# Two particles, constant acceleration, when do they collide?

1. Sep 12, 2009

### denxnis

1. The problem statement, all variables and given/known data

Speedy Sue, driving at 33.0 m/s, enters a one-lane tunnel. She then observes a slow-moving van 165 m ahead traveling with velocity 5.20 m/s. Sue applies her brakes but can accelerate only at -2.00 m/s2 because the road is wet.

Will there be a collision?

If yes, determine how far into the tunnel and at what time the collision occurs. If no, determine the distance of closest approach between Sue's car and the van and enter zero for the time.

2. Relevant equations

Vx - Current velocity
V0 - Initial velocity
a - acceleration
x - Final Position
x0 - Initial displacement

vx^2 = v0+2a(x-x0)

3. The attempt at a solution
By doing a graph I estimated a crash at about 6-7 seconds but that is as far as I got...

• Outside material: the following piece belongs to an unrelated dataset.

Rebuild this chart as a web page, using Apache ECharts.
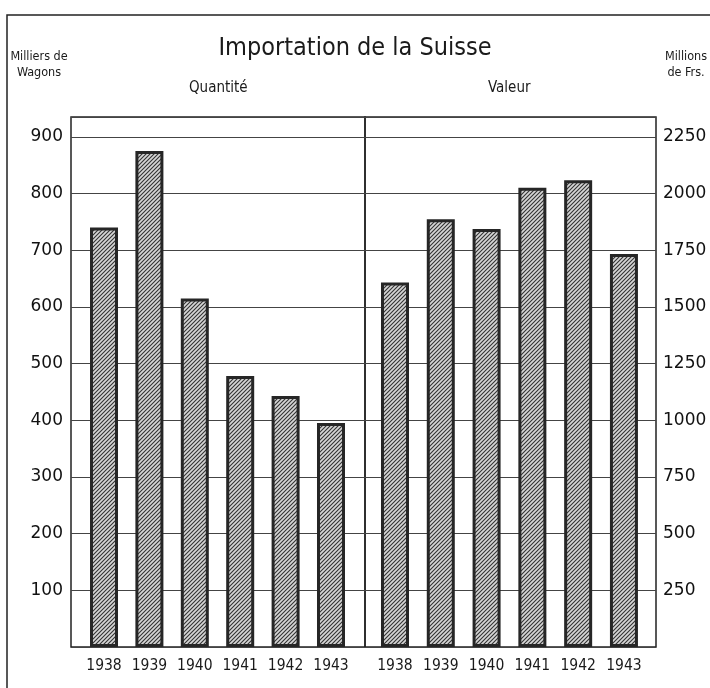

I am completely stumpted on this "two particles" deal... I tried the above formula and somehow ended up with a 0 on the bottom because the van does not accelerate...

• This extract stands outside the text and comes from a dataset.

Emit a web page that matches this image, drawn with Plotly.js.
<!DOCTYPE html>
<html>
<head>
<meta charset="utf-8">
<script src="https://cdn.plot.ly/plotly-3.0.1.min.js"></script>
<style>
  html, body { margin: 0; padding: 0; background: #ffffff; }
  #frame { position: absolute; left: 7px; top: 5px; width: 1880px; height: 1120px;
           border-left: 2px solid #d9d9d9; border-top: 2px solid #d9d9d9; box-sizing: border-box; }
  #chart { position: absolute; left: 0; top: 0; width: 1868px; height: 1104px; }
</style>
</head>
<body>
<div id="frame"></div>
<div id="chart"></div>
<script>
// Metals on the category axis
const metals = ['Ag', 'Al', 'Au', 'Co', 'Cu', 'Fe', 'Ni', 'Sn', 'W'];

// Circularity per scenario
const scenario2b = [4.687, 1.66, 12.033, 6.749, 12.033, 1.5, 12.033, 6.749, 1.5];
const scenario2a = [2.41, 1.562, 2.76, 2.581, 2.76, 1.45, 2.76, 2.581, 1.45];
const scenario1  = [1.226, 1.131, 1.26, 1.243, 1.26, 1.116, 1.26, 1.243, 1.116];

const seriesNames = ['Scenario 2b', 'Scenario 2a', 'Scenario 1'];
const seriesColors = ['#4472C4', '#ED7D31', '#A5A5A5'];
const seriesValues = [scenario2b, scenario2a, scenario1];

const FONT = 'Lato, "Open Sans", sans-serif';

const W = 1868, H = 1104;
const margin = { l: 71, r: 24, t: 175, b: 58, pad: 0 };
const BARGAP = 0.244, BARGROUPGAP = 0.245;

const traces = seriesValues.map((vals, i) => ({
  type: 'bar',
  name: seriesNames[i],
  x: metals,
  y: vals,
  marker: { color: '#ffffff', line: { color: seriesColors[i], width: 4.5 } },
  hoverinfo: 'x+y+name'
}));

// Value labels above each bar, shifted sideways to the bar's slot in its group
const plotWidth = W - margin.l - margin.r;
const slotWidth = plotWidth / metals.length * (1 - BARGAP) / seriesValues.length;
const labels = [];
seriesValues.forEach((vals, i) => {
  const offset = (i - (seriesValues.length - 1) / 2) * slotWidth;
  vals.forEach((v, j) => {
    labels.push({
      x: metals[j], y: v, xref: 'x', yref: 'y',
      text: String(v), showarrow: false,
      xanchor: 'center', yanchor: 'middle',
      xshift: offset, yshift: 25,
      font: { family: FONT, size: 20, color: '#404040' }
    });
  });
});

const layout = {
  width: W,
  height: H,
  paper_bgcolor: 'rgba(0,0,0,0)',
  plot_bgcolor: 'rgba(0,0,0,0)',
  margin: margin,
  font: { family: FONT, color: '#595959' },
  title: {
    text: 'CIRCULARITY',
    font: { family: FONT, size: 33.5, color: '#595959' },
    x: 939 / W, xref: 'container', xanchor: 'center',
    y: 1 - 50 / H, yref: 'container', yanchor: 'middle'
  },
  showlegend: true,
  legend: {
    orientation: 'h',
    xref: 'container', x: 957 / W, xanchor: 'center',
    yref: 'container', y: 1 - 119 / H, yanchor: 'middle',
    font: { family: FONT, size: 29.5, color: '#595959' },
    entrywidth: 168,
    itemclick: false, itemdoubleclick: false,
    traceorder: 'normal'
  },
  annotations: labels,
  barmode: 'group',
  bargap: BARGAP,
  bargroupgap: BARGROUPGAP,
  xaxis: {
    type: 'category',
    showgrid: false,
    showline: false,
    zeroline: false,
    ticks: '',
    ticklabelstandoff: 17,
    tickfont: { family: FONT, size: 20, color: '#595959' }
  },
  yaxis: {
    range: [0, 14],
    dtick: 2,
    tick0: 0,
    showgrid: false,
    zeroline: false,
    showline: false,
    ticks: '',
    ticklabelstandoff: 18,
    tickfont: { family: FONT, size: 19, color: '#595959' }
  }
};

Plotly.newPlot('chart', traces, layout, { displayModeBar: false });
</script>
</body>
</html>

Any help / answer / example would be very much appreciated.

Thank you.

Last edited: Sep 12, 2009
2. Sep 12, 2009

### rl.bhat

vx^2 = v0+2a(x-x0)
This formula is wrong. It should be
vx^2 = vo^2 + 2a*(x - xo)
Using given values, find x. xo is zero.
Using vx = xo + at, find t.
When Sue and van meet, they must have traveled for the same time interval t.
Find the distance s traveled by the van is time t.
Compare x and s, and decide whether they just meet, collide or Sue falls behind.

3. Sep 13, 2009

### denxnis

Thank you very much.

4. Sep 26, 2009

### cc21392001

how do you know what vx^2 is in the bolded equation? thanks in advance

i've been staring at this problem for an hr...is vx^2, or velocity final, just 5.20 m/s? i don't know of any other way to derive v(final)...arg

Last edited: Sep 26, 2009
5. Sep 27, 2009

### cc21392001

anybody? :(

6. Sep 27, 2009

### rl.bhat

vx is the final velocity of Sue when she travels 165 m.